Rossini's penultimate opera combines a libretto from Scribe's original play with music borrowed from Rossini's own Il viaggio a Reims to relate the Count's dogged pursuits of the wives of Formoutiers, who await their husbands' return from the Crusades. Ory has his eyes set on Countess Adèle in particular, and he gains access to the her castle dressed as a hermit. When this disguise is foiled, he tries again with an entourage of male nuns.
This production takes a modern setting, featuring the Countess as a comical, modern-day Madame Bovary - bourgeois and bored in the provinces - and the Count as dreadlocked fakir (and later a nun) with fix-all solutions to the villagers' problems. In Act I's village hall, bustling villagers await the arrival of the fakir, though Raimbaud, Ory's sidekick, has trouble exciting them about his arrival.
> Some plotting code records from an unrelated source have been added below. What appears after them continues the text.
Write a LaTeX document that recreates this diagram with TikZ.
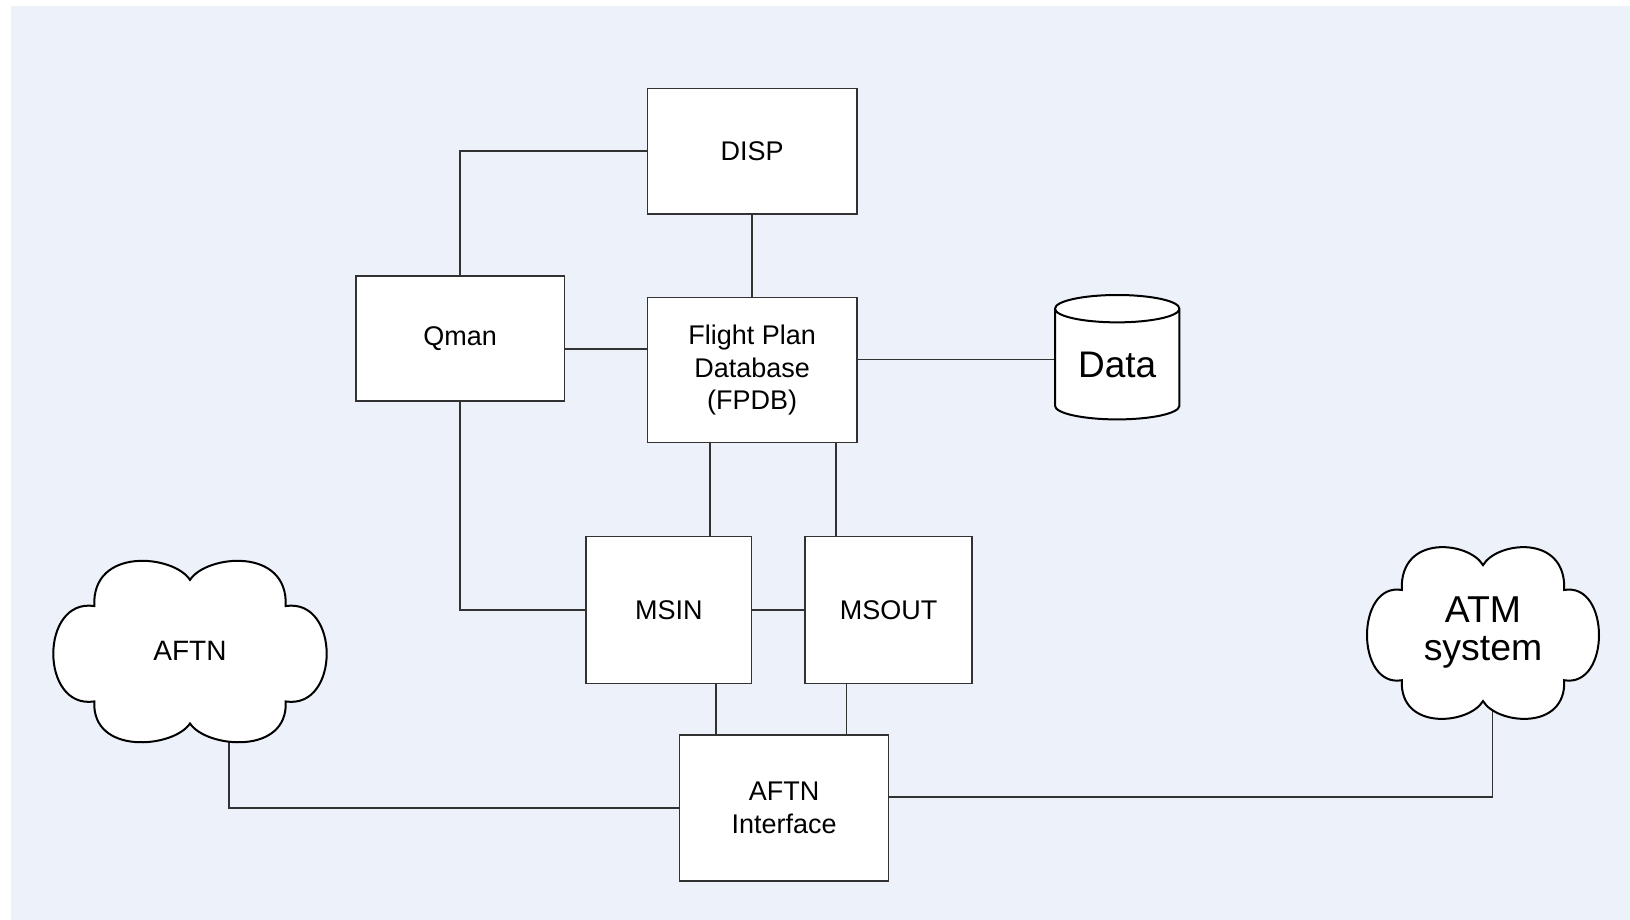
\documentclass[tikz,border=0pt]{standalone}
\usepackage{fontspec}
\setmainfont{Liberation Sans}
\usetikzlibrary{shapes.geometric}
\usetikzlibrary{backgrounds}
\definecolor{panelblue}{RGB}{236,241,250}
\definecolor{linegray}{RGB}{50,50,50}
\tikzset{
  myline/.style={
    draw=linegray,
    line width=0.75pt,
  },
  myrectangle/.style={
    draw=linegray,
    fill=white,
    shape=rectangle,
    line width=0.75pt,
    align=center,
    inner sep=0pt,
    font=\fontsize{13.5}{16.2}\selectfont
  },
  mycloudtext/.style={
    shape=rectangle,
    align=center,
    inner sep=0pt,
  },
  mycylinder/.style={
    draw=black,
    fill=white,
    shape=cylinder,
    shape border rotate=90,
    aspect=0.35,
    line width=1pt,
    align=center,
    inner sep=0pt,
    anchor=shape center,
    font=\fontsize{18.5}{22}\selectfont
  },
  % six puffs on a unit box, scaled where it is used
  mycloud/.pic={
    \draw[draw=black, fill=white, line width=1pt]
      (0,0.776) .. controls (-0.12,1.05) and (-0.72,1.14) .. (-0.70,0.49)
                .. controls (-1.10,0.58) and (-1.10,-0.64) .. (-0.70,-0.55)
                .. controls (-0.72,-1.14) and (-0.12,-1.06) .. (0,-0.79)
                .. controls (0.12,-1.06) and (0.72,-1.14) .. (0.70,-0.55)
                .. controls (1.10,-0.64) and (1.10,0.58) .. (0.70,0.49)
                .. controls (0.72,1.14) and (0.12,1.05) .. (0,0.776) -- cycle;
  }
}
\begin{document}
\begin{tikzpicture}[x=0.5pt, y=-0.5pt]
    \useasboundingbox (0,0) rectangle (1630,920);

    \node[myrectangle, minimum width=104.7pt, minimum height=62.9pt]  (disp)   at (752.2,151.2) {DISP};
    \node[myrectangle, minimum width=104.4pt, minimum height=62.5pt]  (qman)   at (460.2,338.5) {Qman};
    \node[myrectangle, minimum width=104.7pt, minimum height=72.5pt]  (fpdb)   at (752.2,370.2) {Flight Plan\\Database\\(FPDB)};
    \node[myrectangle, minimum width=82.9pt, minimum height=73.7pt]   (msin)   at (668.8,610.0) {MSIN};
    \node[myrectangle, minimum width=83.5pt, minimum height=73.7pt]   (msout)  at (888.5,610.0) {MSOUT};
    \node[myrectangle, minimum width=104.5pt, minimum height=73.0pt]  (aftnif) at (784.2,808.0) {AFTN\\Interface};
    \node[mycylinder, minimum width=62.2pt, minimum height=62.2pt]    (data)   at (1117.2,357.2) {Data};
    \node[mycloudtext, font=\fontsize{14}{17}\selectfont]     (aftn) at (190,651)    {AFTN};
    \node[mycloudtext, font=\fontsize{18.7}{18.7}\selectfont] (atm)  at (1483,632.5) {ATM\\system};

    % links run behind the boxes, clouds cover their ends
    \begin{scope}[on background layer]
      \fill[panelblue] (11,6) rectangle (1630,920);
      \draw[myline] (qman) |- (disp);
      \draw[myline] (disp) -- (fpdb);
      \draw[myline] ([yshift=-5.25pt]qman.center) -- ([yshift=-5.25pt]qman.center -| fpdb.center);
      \draw[myline] ([yshift=5.45pt]fpdb.center) -- ([yshift=5.45pt]fpdb.center -| data.center);
      \draw[myline] ([xshift=-21pt]fpdb.center) -- ([xshift=-21pt]fpdb.center |- msin.center);
      \draw[myline] ([xshift=42pt]fpdb.center) -- ([xshift=42pt]fpdb.center |- msout.center);
      \draw[myline] (qman) |- (msin);
      \draw[myline] (msin) -- (msout);
      \draw[myline] ([xshift=23.6pt]msin.center) -- ([xshift=23.6pt]msin.center |- aftnif.center);
      \draw[myline] ([xshift=-20.9pt]msout.center) -- ([xshift=-20.9pt]msout.center |- aftnif.center);
      \draw[myline] (aftnif) -| ([xshift=19.5pt]aftn.center);
      \draw[myline] ([yshift=5.5pt]aftnif.center) -| ([xshift=4.65pt]atm.center);
      \pic[xscale=136.7, yscale=-91.7] at (aftn.center) {mycloud};
      \pic[xscale=116, yscale=-86.8] at (atm.center) {mycloud};
    \end{scope}
\end{tikzpicture}
\end{document}
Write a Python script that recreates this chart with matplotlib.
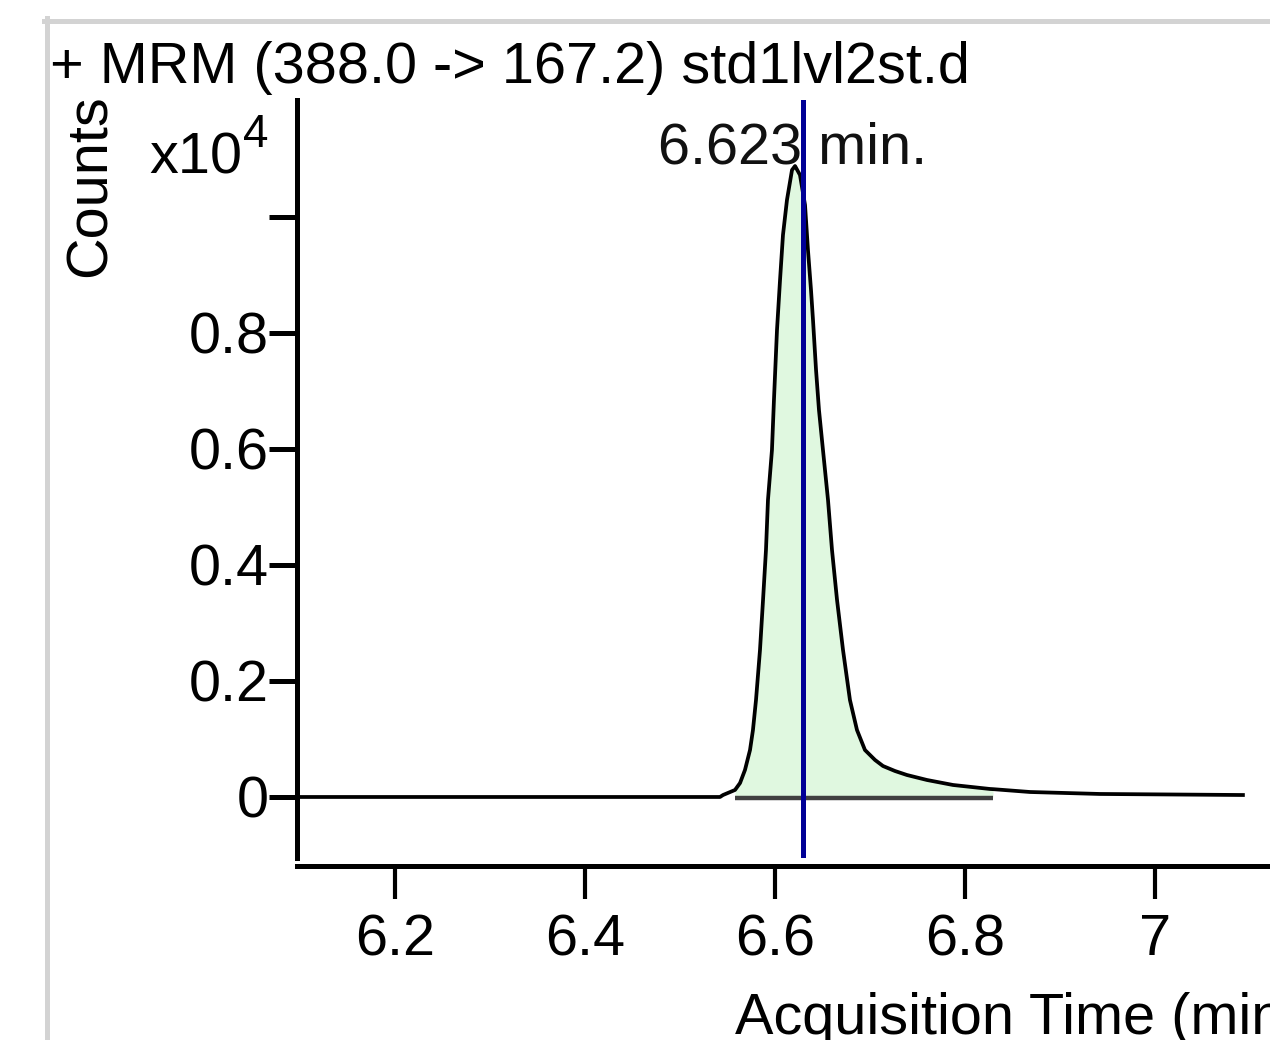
import matplotlib
matplotlib.use('Agg')
import matplotlib.pyplot as plt
from matplotlib.lines import Line2D
import numpy as np

# ---- data ----
time_min = [6.1000, 6.5421, 6.5453, 6.5579, 6.5632, 6.5684, 6.5737, 6.5768, 6.5800,
            6.5842, 6.5874, 6.5905, 6.5926, 6.5968, 6.5989, 6.6021, 6.6053, 6.6084,
            6.6126, 6.6179, 6.6211, 6.6263, 6.6316, 6.6347, 6.6379, 6.6400, 6.6432,
            6.6463, 6.6505, 6.6558, 6.6600, 6.6653, 6.6716, 6.6789, 6.6863, 6.6947,
            6.7053, 6.7137, 6.7263, 6.7389, 6.7600, 6.7874, 6.8263, 6.8295, 6.8684,
            6.9421, 7.0926]
counts = [0, 0, 34, 121, 241, 466, 810, 1155, 1672,
          2534, 3397, 4259, 5121, 5983, 6845, 8052, 8914, 9690,
          10293, 10810, 10879, 10724, 10207, 9431, 8741, 8224, 7362,
          6672, 5983, 5121, 4259, 3397, 2534, 1672, 1155, 810,
          638, 534, 448, 379, 293, 207, 138, 135, 86,
          52, 34]
integ_start, integ_end = 6.5579, 6.8295
rt_line_pos = 6.6295
rt_label = "6.623 min."
rt_label_time = 6.619
rt_label_height = 10930
x_ticks = [6.2, 6.4, 6.6, 6.8, 7.0]
x_tick_labels = ['6.2', '6.4', '6.6', '6.8', '7']
y_ticks = [0, 0.2, 0.4, 0.6, 0.8, 1.0]
y_tick_labels = ['0', '0.2', '0.4', '0.6', '0.8', '']
title = "+ MRM (388.0 -> 167.2) std1lvl2st.d"
x_label = "Acquisition Time (min)"
y_label = "Counts"

W, H = 1270, 1040
plt.rcParams['font.family'] = ['Liberation Sans', 'DejaVu Sans']
FS = 41.5

fig = plt.figure(figsize=(W / 100, H / 100), dpi=100)
fig.patch.set_facecolor('white')

ax = fig.add_axes([297 / W, 1 - 858 / H, (W - 297) / W, (858 - 100) / H])
t = np.array(time_min)
c = np.array(counts) / 1e4

mask = (t >= integ_start) & (t <= integ_end)
ax.fill_between(t[mask], 0, c[mask], color='#e0f8e0', lw=0, zorder=1)
ax.plot([integ_start, integ_end], [-0.002, -0.002], color='#404040', lw=3.2, zorder=2,
        solid_capstyle='butt')
ax.plot(t, c, color='black', lw=2.7, zorder=3, solid_joinstyle='round')
ax.axvline(rt_line_pos, color='#000096', lw=3.6, zorder=5)
ax.text(rt_label_time, rt_label_height / 1e4, rt_label, ha='center', va='baseline',
        fontsize=FS, color='#111111', zorder=4)

ax.set_xlim(6.0968, 7.1211)
ax.set_ylim(-0.1052, 1.2017)
ax.set_xticks(x_ticks)
ax.set_xticklabels(x_tick_labels)
ax.set_yticks(y_ticks)
ax.set_yticklabels(y_tick_labels)

for s in ['top', 'right']:
    ax.spines[s].set_visible(False)
ax.spines['left'].set_linewidth(3.6)
ax.spines['bottom'].set_linewidth(3.6)
ax.spines['bottom'].set_position(('outward', 5.4))
ax.tick_params(axis='x', direction='out', length=24, width=3.0, pad=10.5,
               labelsize=FS, colors='black')
ax.tick_params(axis='y', direction='out', length=20, width=3.6, pad=0.5,
               labelsize=FS, colors='black')
ax.patch.set_alpha(0)

# figure-level texts
fig.text(50 / W, 1 - 83 / H, title, ha='left', va='baseline', fontsize=FS)
fig.text(735 / W, 1 - 1034 / H, x_label, ha='left', va='baseline', fontsize=FS)
fig.text(91 / W, 1 - 186 / H, y_label, rotation=90, ha='center', va='center', fontsize=FS)
fig.text(149 / W, 1 - 173 / H, 'x10', ha='left', va='baseline', fontsize=FS)
fig.text(243 / W, 1 - 147 / H, '4', ha='left', va='baseline', fontsize=33)

# light gray panel frame
fig.add_artist(Line2D([44 / W, 1], [1 - 20.5 / H] * 2, color='#d3d3d3', lw=3.6,
                      transform=fig.transFigure))
fig.add_artist(Line2D([46.5 / W] * 2, [1 - 18 / H, 0], color='#d3d3d3', lw=3.6,
                      transform=fig.transFigure))

fig.savefig('out.png', dpi=100)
When the fakir does turn up, open-armed and cross-legged (a posture which it seems he can only assume with the assistance of Raimbaud) the villagers capitulate in a collective euphoria, though they are less taken with the oddball Governor, Roberto Tagliavini's performance of which nevertheless earnt him a justifiably rousing curtain call. Pelly switches things up for Act II, taking us into Countess Adèle's surreal apartments without background or walls. The stage slides to give access to three separate rooms, a film-like scene-switching effect, where the slightly weird setting provides appropriate shades of strange for a plot that becomes increasingly bizarre.
Le Comte Ory is one of the less frequently performed of Rossini's operas, which may be a reaction to the especially difficult vocal parts he gives to the main characters (though a string of recent productions at major opera houses does suggest a revival in the work's popularity.) Tonight's Count and Countess may have drawn blanks in a couple of their arias, but this did little to detract from a pair of impressive vocal displays that oozed with personality. For the most part, Flórez dispatched fiendish cascades in his firm tenore di grazie with ease, and his interpretation was invested with an accompanying loveable boyish energy. Aleksandra Kurzak's fertile soprano purrs with plenty of horsepower, and her Countess had an abundance of vampish chutzpah, using Rossini's embellishments suggestively to communicate more than a frisson of excitement as the Cherubino-esque Isolier made attempts up her skirt.